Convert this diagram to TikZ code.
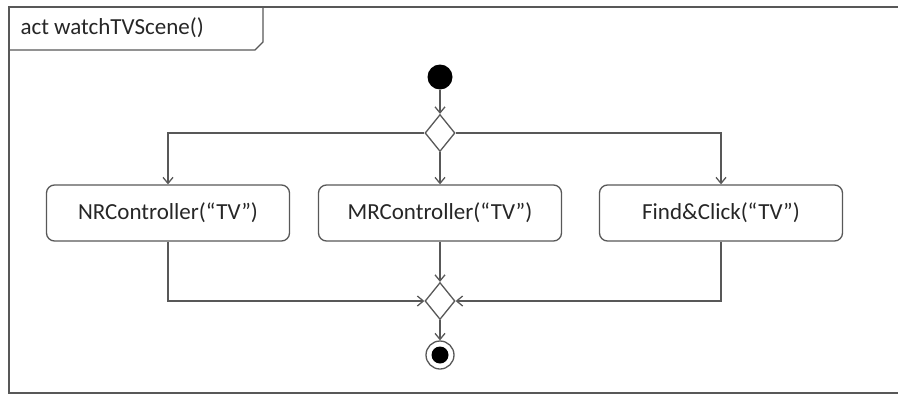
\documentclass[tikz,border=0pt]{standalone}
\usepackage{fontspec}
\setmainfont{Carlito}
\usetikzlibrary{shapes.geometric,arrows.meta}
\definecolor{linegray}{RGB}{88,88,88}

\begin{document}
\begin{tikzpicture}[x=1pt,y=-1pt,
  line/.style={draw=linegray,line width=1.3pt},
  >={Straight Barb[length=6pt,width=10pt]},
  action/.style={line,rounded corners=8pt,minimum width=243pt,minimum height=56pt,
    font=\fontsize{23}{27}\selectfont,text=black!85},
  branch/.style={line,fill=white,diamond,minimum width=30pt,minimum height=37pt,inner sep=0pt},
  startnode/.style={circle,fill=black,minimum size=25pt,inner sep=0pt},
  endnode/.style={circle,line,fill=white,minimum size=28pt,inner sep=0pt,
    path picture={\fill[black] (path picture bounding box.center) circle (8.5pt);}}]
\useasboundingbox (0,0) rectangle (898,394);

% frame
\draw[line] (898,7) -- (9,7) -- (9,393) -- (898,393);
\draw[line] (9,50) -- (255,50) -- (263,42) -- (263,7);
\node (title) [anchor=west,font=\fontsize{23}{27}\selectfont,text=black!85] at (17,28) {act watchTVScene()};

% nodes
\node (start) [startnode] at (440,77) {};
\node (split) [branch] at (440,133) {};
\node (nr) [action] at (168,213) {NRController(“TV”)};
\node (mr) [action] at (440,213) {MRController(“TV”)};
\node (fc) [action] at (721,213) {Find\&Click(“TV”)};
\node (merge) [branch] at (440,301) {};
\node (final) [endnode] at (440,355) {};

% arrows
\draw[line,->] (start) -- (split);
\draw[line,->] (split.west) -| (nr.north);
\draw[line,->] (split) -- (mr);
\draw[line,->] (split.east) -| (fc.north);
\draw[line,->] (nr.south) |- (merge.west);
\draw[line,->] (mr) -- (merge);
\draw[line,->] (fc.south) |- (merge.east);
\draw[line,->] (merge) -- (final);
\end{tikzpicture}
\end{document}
###
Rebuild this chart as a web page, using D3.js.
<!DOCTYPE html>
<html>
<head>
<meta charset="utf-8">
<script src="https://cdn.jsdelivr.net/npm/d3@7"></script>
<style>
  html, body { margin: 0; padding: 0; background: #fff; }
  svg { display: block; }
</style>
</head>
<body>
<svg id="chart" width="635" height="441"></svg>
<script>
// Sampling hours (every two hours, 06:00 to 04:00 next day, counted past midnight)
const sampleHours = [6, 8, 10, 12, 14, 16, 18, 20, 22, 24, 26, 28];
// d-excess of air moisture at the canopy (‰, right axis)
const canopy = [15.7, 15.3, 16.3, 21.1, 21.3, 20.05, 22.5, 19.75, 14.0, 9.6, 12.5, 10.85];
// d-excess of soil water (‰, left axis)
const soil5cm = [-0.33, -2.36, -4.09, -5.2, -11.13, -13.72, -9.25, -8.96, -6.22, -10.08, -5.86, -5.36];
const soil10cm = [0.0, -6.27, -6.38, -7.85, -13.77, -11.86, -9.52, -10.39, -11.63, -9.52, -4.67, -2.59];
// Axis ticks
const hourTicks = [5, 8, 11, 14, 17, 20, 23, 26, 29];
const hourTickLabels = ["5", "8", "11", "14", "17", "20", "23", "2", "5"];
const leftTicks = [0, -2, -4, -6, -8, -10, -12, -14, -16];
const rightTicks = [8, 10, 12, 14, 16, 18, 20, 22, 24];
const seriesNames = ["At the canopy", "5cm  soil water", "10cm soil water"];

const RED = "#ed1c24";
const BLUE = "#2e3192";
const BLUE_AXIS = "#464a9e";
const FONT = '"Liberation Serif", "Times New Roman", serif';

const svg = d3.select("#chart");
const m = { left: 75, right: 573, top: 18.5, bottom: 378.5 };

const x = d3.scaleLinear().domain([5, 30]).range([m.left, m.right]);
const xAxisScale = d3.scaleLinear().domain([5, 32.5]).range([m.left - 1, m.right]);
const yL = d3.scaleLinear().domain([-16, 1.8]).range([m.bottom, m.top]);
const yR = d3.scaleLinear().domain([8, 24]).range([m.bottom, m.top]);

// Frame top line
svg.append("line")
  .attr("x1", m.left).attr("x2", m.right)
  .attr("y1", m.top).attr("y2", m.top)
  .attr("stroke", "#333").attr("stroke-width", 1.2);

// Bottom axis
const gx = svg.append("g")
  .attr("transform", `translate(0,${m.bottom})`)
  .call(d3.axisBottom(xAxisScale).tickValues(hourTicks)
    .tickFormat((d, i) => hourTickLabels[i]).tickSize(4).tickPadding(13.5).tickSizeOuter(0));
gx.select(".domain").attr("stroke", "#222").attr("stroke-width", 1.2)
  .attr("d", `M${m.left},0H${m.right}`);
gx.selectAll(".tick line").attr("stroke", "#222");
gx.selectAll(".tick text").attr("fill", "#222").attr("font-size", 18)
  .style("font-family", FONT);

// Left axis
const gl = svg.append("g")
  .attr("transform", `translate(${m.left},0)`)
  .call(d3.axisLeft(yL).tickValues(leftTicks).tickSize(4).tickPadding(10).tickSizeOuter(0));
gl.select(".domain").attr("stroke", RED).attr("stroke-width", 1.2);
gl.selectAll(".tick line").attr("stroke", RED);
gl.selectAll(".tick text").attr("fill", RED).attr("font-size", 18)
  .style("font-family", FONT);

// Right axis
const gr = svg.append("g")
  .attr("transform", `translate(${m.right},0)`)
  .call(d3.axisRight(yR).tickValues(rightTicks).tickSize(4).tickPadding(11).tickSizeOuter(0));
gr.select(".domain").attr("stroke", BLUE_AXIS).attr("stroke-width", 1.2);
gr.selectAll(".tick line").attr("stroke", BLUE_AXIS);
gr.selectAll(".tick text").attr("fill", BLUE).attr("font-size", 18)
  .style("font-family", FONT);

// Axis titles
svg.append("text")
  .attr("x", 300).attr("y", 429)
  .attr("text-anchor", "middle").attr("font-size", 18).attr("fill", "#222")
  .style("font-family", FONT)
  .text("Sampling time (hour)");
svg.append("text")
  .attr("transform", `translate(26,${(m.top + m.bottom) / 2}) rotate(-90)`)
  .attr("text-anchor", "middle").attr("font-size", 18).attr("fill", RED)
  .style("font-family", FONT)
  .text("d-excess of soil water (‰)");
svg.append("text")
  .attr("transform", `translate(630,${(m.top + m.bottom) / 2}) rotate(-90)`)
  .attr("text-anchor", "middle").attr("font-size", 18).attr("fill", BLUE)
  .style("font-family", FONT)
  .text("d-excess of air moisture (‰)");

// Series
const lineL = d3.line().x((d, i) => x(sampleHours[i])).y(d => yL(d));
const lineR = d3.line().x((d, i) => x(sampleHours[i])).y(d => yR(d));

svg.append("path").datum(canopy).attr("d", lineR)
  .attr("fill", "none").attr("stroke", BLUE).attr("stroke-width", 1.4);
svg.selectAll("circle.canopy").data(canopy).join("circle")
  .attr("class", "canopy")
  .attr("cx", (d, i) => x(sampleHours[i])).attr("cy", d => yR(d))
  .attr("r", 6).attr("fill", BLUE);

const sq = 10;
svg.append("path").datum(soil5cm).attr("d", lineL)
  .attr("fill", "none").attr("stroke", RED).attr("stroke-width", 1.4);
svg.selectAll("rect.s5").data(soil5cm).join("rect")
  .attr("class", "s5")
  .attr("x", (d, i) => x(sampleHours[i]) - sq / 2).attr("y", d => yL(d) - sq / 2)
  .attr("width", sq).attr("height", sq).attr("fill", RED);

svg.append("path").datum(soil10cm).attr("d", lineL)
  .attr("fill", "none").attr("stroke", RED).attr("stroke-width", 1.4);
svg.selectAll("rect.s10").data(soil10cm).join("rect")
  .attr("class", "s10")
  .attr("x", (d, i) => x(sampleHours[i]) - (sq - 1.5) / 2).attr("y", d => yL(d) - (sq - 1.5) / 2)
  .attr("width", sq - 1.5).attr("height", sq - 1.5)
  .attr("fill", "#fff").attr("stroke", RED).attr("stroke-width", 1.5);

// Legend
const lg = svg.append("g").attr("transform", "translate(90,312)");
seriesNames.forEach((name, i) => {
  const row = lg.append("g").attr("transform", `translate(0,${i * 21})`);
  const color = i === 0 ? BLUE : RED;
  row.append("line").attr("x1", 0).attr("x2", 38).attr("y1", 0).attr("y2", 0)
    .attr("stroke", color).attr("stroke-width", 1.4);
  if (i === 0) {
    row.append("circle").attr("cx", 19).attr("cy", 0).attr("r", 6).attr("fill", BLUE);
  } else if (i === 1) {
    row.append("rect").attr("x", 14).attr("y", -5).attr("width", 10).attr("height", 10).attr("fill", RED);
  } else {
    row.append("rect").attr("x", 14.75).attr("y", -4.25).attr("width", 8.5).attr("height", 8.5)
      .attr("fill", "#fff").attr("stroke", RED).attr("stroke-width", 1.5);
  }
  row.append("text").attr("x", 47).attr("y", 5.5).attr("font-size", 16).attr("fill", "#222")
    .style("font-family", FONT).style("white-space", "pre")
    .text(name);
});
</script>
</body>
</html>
###
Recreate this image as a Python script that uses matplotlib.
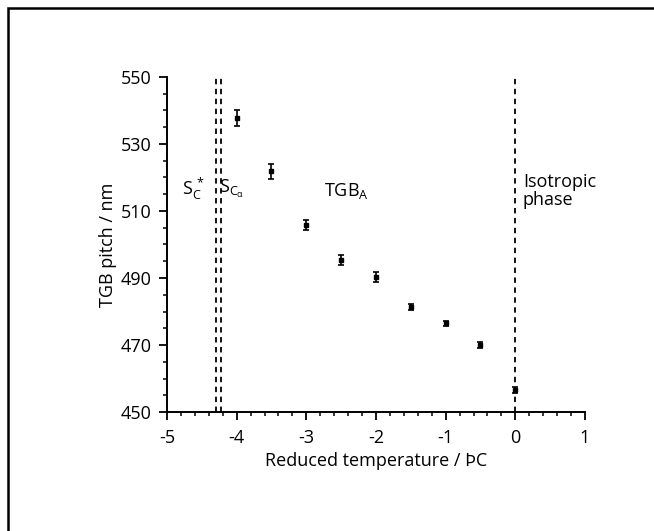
###
Write out, exactly and with nothing added, everything from the line with "Convert this diagram to TikZ code." down to the line with "(0,0) rectangle (898,394);", both included. Drop any pictures.

Convert this diagram to TikZ code.
\documentclass[tikz,border=0pt]{standalone}
\usepackage{fontspec}
\setmainfont{Carlito}
\usetikzlibrary{shapes.geometric,arrows.meta}
\definecolor{linegray}{RGB}{88,88,88}

\begin{document}
\begin{tikzpicture}[x=1pt,y=-1pt,
  line/.style={draw=linegray,line width=1.3pt},
  >={Straight Barb[length=6pt,width=10pt]},
  action/.style={line,rounded corners=8pt,minimum width=243pt,minimum height=56pt,
    font=\fontsize{23}{27}\selectfont,text=black!85},
  branch/.style={line,fill=white,diamond,minimum width=30pt,minimum height=37pt,inner sep=0pt},
  startnode/.style={circle,fill=black,minimum size=25pt,inner sep=0pt},
  endnode/.style={circle,line,fill=white,minimum size=28pt,inner sep=0pt,
    path picture={\fill[black] (path picture bounding box.center) circle (8.5pt);}}]
\useasboundingbox (0,0) rectangle (898,394);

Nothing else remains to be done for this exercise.